«Однако, – отмечает Л.Е. Ароцкер, – если участников события было немного, то показания потерпевших и свидетелей, как правило, близки к действительности» (там же, с. 79).
   Подводя итоги сказанному, отметим желательность дублирования важных показаний, их повторение в виде перифразы, другими словами. Только такое показание можно (в идеале) считать субъективно достоверным, которое повторено хотя бы дважды с одним и тем же содержанием, но в разных речевых формах. Тем более нельзя считать достоверным показание, если допрашиваемый говорит «не своими словами», а пользуется категориями или конкретными выражениями, подсказанными ему следователем.
   Вместе с тем не следует забывать, что помимо речевой информации в акте общения немалая роль принадлежит неречевой. Особенно это важно применительно к таким ситуациям допроса, которые в юридической науке называются конфликтными. В последних следователь и допрашиваемый стремятся к противоположным целям: следователь – к установлению истины, допрашиваемый – к ее сокрытию.
   Специальное исследование, проведенное И.К. Шахриманьяном, В.А. Варламовым и В.В. Таракановым, показало следующее.
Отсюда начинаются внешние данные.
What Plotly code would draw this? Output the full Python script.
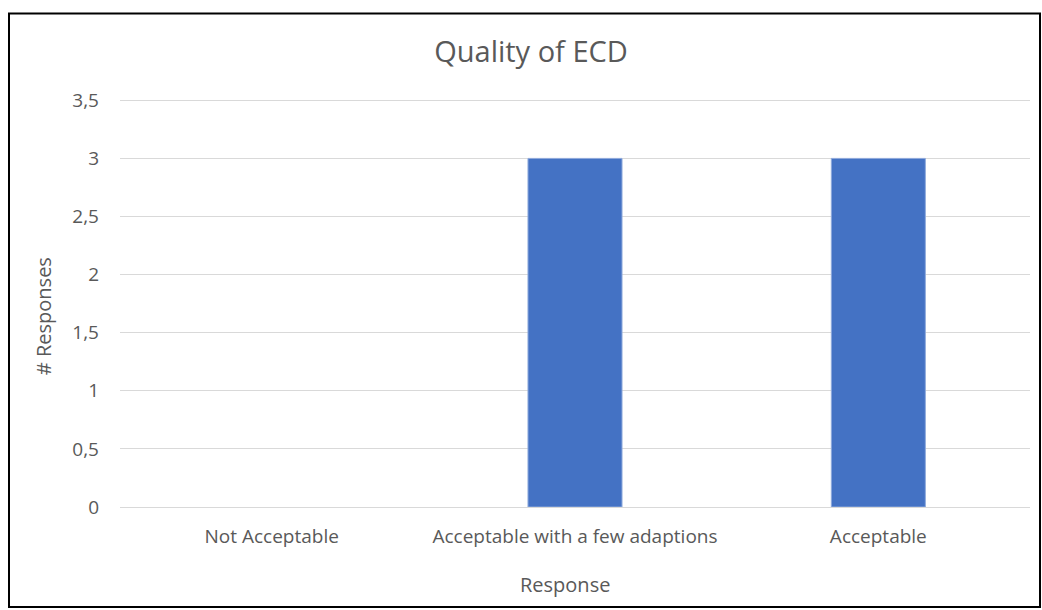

В допросе наряду с передачей речевой информации следователь выдает также неречевую информацию. Последняя воспринимается допрашиваемым, перерабатывается им и возвращается следователю в виде изменения характера речевой информации. Может оказаться даже (и это не противоречит данным социальной психологии), что получатель и отправитель информации меняются местами.
   Например, следователь на допросе Е. заметил, что, как только вопросы прямо или косвенно касаются изъятой у Е. при обыске чистой школьной тетради, допрашиваемый начинает проявлять беспокойство: облизывает губы, поправляет волосы. Кроме того, следователь заметил, что Е. особенно сосредоточенно наблюдает за его выражением лица именно в моменты, когда допрос касается тетради. Однако следователь, заметив это, воспринял неречевую информацию, исходившую от Е., но в то же время сам не выдал дополнительной неречевой информации (Шaxриманьян, Варламов, Тараканов, 1973).
   Допрос независимо от дела, по которому ведется расследование, и от степени участия в деле допрашиваемого, как уже говорилось, всегда проходит для допрашиваемого в состоянии эмоционального напряжения.
   В состоянии эмоционального напряжения резко меняются основные характеристики речевого и неречевого поведения (Носенко, 1975).
   Все это особенно важно подчеркнуть потому, что именно в этом звене сбора следственной информации практически невозможно обеспечить контроль. Первичным документом следствия пока является протокол, и, если налицо нет очевидного расхождения в показаниях или прямых процессуальных нарушений, отмеченные здесь особенности допроса легко могут остаться незамеченными.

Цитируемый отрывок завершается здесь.